The cloud we have become used to looks nothing like the many scattered fluffy light weight balls of water vapour floating in the Earth's troposphere. Corporate cloud architectures are much more akin to a giant storm cloud, ever expanding, sucking in more and more electrical energy from its surrounding environment, with a singular giant eye sitting at their center obvserving all that passes through.
Our team has worked with privacy tools and encryption for many years. We've tried our best to avoid using corporate architecture, and we understand, its hard. Corporate tools can be high quality and accessible - they have the money to pay for beautiful and intuitive user interfaces and enough servers to maintain a high speed service. But by having no alternatives to corporate tools, corporations get to determine how we use them and shape our very behaviour. By continuously using their tools, we're letting them shape and change how we think. And while they apparently provide these tools for 'free', they're making a tidy profit monetising the way we act on their platforms.
Our team is fed up of using proprietary software that surveilles our behaviour and transmutes the way we act online, the friends we make and the interactions we have - our data - into corporate financial gain. We want to use software built and maintained by our peers, by people we trust, that centers both our personal sovereignty and a common recognition that assets and wealth should be shared, not concentrated.
"What if co-operatives, that manifest self-governance and collaboration in their working relations could leverage these practices to provide data sovereignty, availability and resilience?
What if we could replace Google Docs or Microsoft Office with a suite of tools created by coops, for coops - designed to facilitate collaboration and serve co-operative governance needs?
What if we could create a distributed, co-operative cloud?"
So after discussing different ideas, talking to our peers, doing some research and surveying the available technologies, we built CoBox.

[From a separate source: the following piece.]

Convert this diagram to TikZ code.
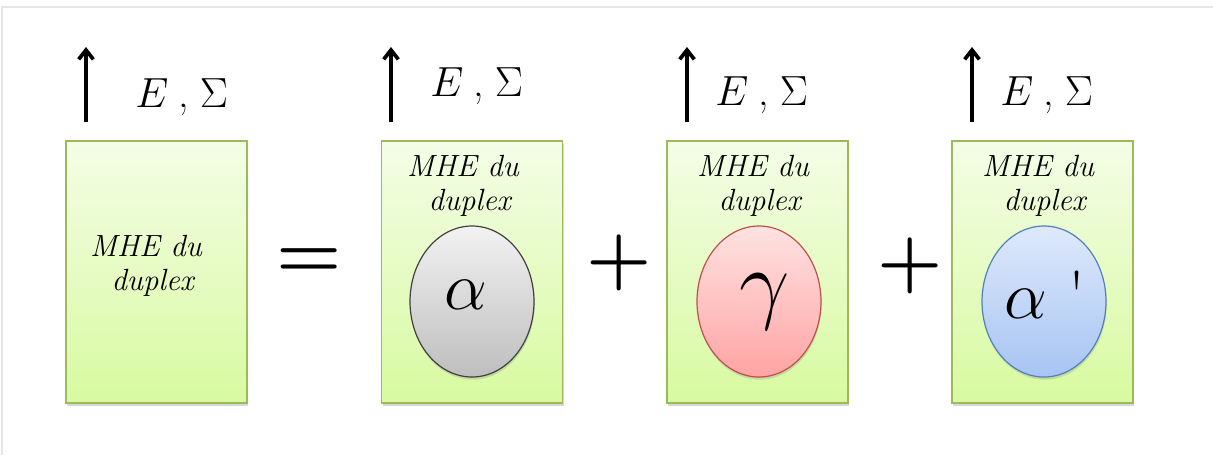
\documentclass[tikz,border=0pt]{standalone}
\usetikzlibrary{arrows.meta,positioning,shapes.geometric,shadows}
\definecolor{vertbord}{RGB}{155,187,89}
\definecolor{verthaut}{RGB}{244,253,231}
\definecolor{vertbas}{RGB}{216,250,160}
\definecolor{grisbord}{RGB}{64,64,64}
\definecolor{grishaut}{RGB}{242,242,242}
\definecolor{grisbas}{RGB}{190,190,190}
\definecolor{rougebord}{RGB}{192,80,77}
\definecolor{rougehaut}{RGB}{255,226,226}
\definecolor{rougebas}{RGB}{255,164,164}
\definecolor{bleubord}{RGB}{79,129,189}
\definecolor{bleuhaut}{RGB}{222,233,251}
\definecolor{bleubas}{RGB}{167,196,243}
\newcommand{\grand}[2]{\scalebox{#1}{\Huge #2}}

\begin{document}
\begin{tikzpicture}[x=0.75pt, y=-0.75pt,
  boite/.style={draw=vertbord, line width=1.4pt, top color=verthaut, bottom color=vertbas,
    minimum width=135.75pt, minimum height=196.5pt, inner sep=0pt,
    drop shadow={opacity=0.3, shadow xshift=1pt, shadow yshift=-2.5pt}},
  phase/.style={ellipse, line width=0.9pt, minimum width=93pt, minimum height=113.25pt, inner sep=0pt,
    drop shadow={opacity=0.25, shadow xshift=0.5pt, shadow yshift=-2pt}},
  texte/.style={font=\fontsize{23}{25.5}\selectfont\itshape, align=left, anchor=north, inner sep=0pt},
  lettre/.style={inner sep=0pt},
  grandeur/.style={anchor=base west, inner sep=0pt},
  signe/.style={inner sep=0pt, font=\fontsize{56}{56}\selectfont\bfseries},
  fleche/.style={-{Straight Barb[length=7pt,width=11pt]}, line width=2.8pt}]
  \useasboundingbox (0,0) rectangle (1213,455);
  \fill[white] (0,0) rectangle (1213,455);
  % cadre de la capture
  \draw[black!10, line width=0.8pt] (2,455) -- (2,7) -- (1213,7);
  % Boites
  \node[boite] (box1) at (156.5,272) {};
  \node[boite] (box2) at (472,272) {};
  \node[boite] (box3) at (757.5,272) {};
  \node[boite] (box4) at (1042.5,272) {};
  % Textes des boites
  \node[texte] (t1) at (146,235) {MHE du\\\hspace*{0.7em}duplex};
  \node[texte] (t2) at (463,155) {MHE du\\\hspace*{0.7em}duplex};
  \node[texte] (t3) at (753,155) {MHE du\\\hspace*{0.7em}duplex};
  \node[texte] (t4) at (1038,155) {MHE du\\\hspace*{0.7em}duplex};
  % Phases
  \node[phase, draw=grisbord, top color=grishaut, bottom color=grisbas] (alpha) at (472,301.5) {};
  \node[phase, draw=rougebord, top color=rougehaut, bottom color=rougebas] (gamma) at (759,301.5) {};
  \node[phase, draw=bleubord, top color=bleuhaut, bottom color=bleubas] (alphap) at (1044,301.5) {};
  \node[lettre] (la) at (466,295) {\grand{2.05}{$\alpha$}};
  \node[lettre] (lg) at (765,302) {\grand{2.7}{$\gamma$}};
  \node[lettre, anchor=base] (lap) at (1045,318)
    {\grand{2.05}{$\alpha$\hspace{0.3em}\textquotesingle}};
  % Signes
  \node[signe] (egal) at (309.5,263) {=};
  \node[signe] (plus1) at (619.5,263) {+};
  \node[signe] (plus2) at (910,266) {+};
  % Fleches et grandeurs
  \foreach \i/\x/\xe/\ye in {1/86/135/107, 2/391/430/96, 3/687/715/105, 4/972/1000/105} {
    \coordinate (bas\i) at (\x,122);
    \coordinate (haut\i) at (\x,47);
    \draw[fleche] (bas\i) -- (haut\i);
    \node[grandeur] (es\i) at (\xe,\ye) {\grand{1.27}{$E$\hspace{0.25em},\hspace{0.25em}$\Sigma$}};
  }
\end{tikzpicture}
\end{document}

CoBox wants to facilitate a transition away from giant data centers, huge storm clouds, towards a vision of cloud infrastructure that is light, distributed, and importantly, is offline-first. CoBox is the beginning of a sovereign commons-based data infrastructure and a co-operative distributed cloud architecture. Our vision sees friends, freelancers, small businesses and co-operatives, providing mutual assistance for each other, guaranteeing remote backup of their data and ensuring that they need not rely on giant corporations or flimsy hard drives to secure their memories.